"Co ty mi pie*****sz!". Ależ wpadka komentatorów w trakcie meczu Igi Świątek
We wtorek w Canal+ transmitowano mecz Igi Świątek z Donną Vekić w WTA 1000 w Rzymie. Za mikrofonami usiedli Dawid Celt i Bartosz Ignacik. I najwidoczniej nie mieli pojęcia, że ich mikrofony w trakcie przerwy nadal były włączone. Niestety, nie zważali też na słowa i w efekcie zaliczyli koszmarną wpadkę.
Komentatorzy Canal+ lekko się zapomnieli, jest oświadczenie stacji
Jeden z komentatorów pozwolił sobie na wulgaryzmy. Drugi rzucił niewybrednym komentarzem pod adresem kibicek, które oglądały spotkanie z trybun.
Wszystko wydarzyło się w przerwie po jednym z gemów. – Co ty mi pie*****sz, że ja kur**a te forehandy źle gram! J*b, j*b, j*b. Tak dobrze? Podoba ci się? – mówił Bartosz Ignacik. – Różowe landryny – takie słowa padły natomiast z ust Dawida Celta w momencie, kiedy kamery pokazały dwie fanki ubrane na różowo.
W środę stacja wydała oświadczenie w mediach społecznościowych, w którym przeprosiła widzów.
"W imieniu CANAL+ i Bartka Ignacika przepraszamy wszystkich widzów CANAL+ SPORT za niecenzuralne słowa, które padły na antenie w trakcie wczorajszej transmisji meczu Igi Świątek. Dołożymy wszelkich starań, aby takie sytuacje nie wystąpiły w przyszłości" – napisano.
Odnotujmy jeszcze, że Iga Świątek miała rozegrać spotkanie czwartej rundy WTA 1000 w poniedziałek wieczorem, ale przełożono je na wtorkowe popołudnie z powodu opadów deszczu. Liderka rankingu WTA zmierzyła się z Chorwatką Donną Vekić (24.), którą pokonała 6:3, 6:4.
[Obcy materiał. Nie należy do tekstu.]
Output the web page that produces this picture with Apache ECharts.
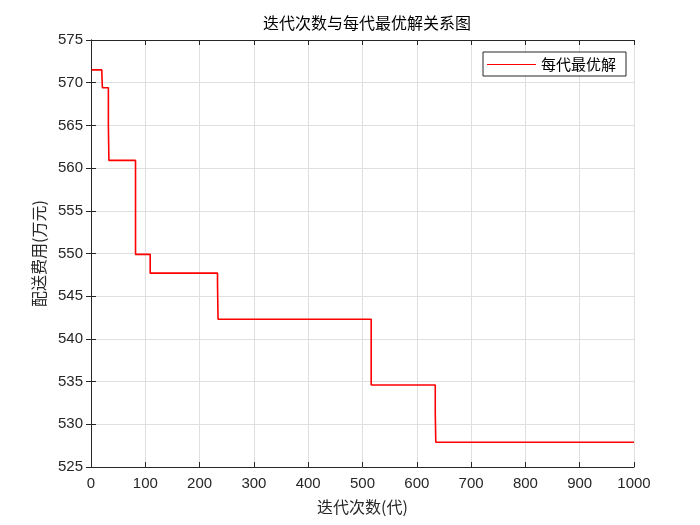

Polka awansowała tym samym do ćwierćfinału zawodów w Rzymie i o półfinał powalczy w środę (17 maja) w Jeleną Rybakiną z Kazachstanu. Tenisistki wyjdą na kort centralny nie wcześniej niż o godz. 20:30. Transmisję tego meczu przeprowadzi Canal+Sport.
Słynna wpadka komentatora Eurosportu
Dodajmy też, że wtorkowa wpadka w Canal+ nie była pierwszą, jaka przytrafiła się komentatorom tenisa. Do historii przeszła także ta, jaką w lipcu 2021 zaliczył Karol Stopa podczas igrzysk olimpijskich w Tokio.
Dziennikarz również nie wiedział, że jest słyszany na żywo. Weteran mikrofonu bluzgał, narzekał i stał się bohaterem internetu.
– To po prostu k***a koszmarne. Pamiętasz, kiedyś w Azji robili ten... jeb**y wiesz, ten... bo jej pasowały i te piłki stawały dęba. Ja wiem, jak to wygląda, raz grałem na tartanie w życiu i to jest po prostu koszmar dla tego, kto jest przyzwyczajony, że piłka do ciebie przychodzi, wiesz, co druga osoba pokazuje... – mówił Karol Stopa.
Gdy już dowiedział się, że jego wypowiedź poszła na żywo, był w szoku. "Dołożymy wszelkich starań, aby podobne sytuacje nie miały miejsca, a komentarz na naszych platformach był zawsze zgodny z najwyższymi standardami" - napisano wówczas w oświadczeniu Eurosportu.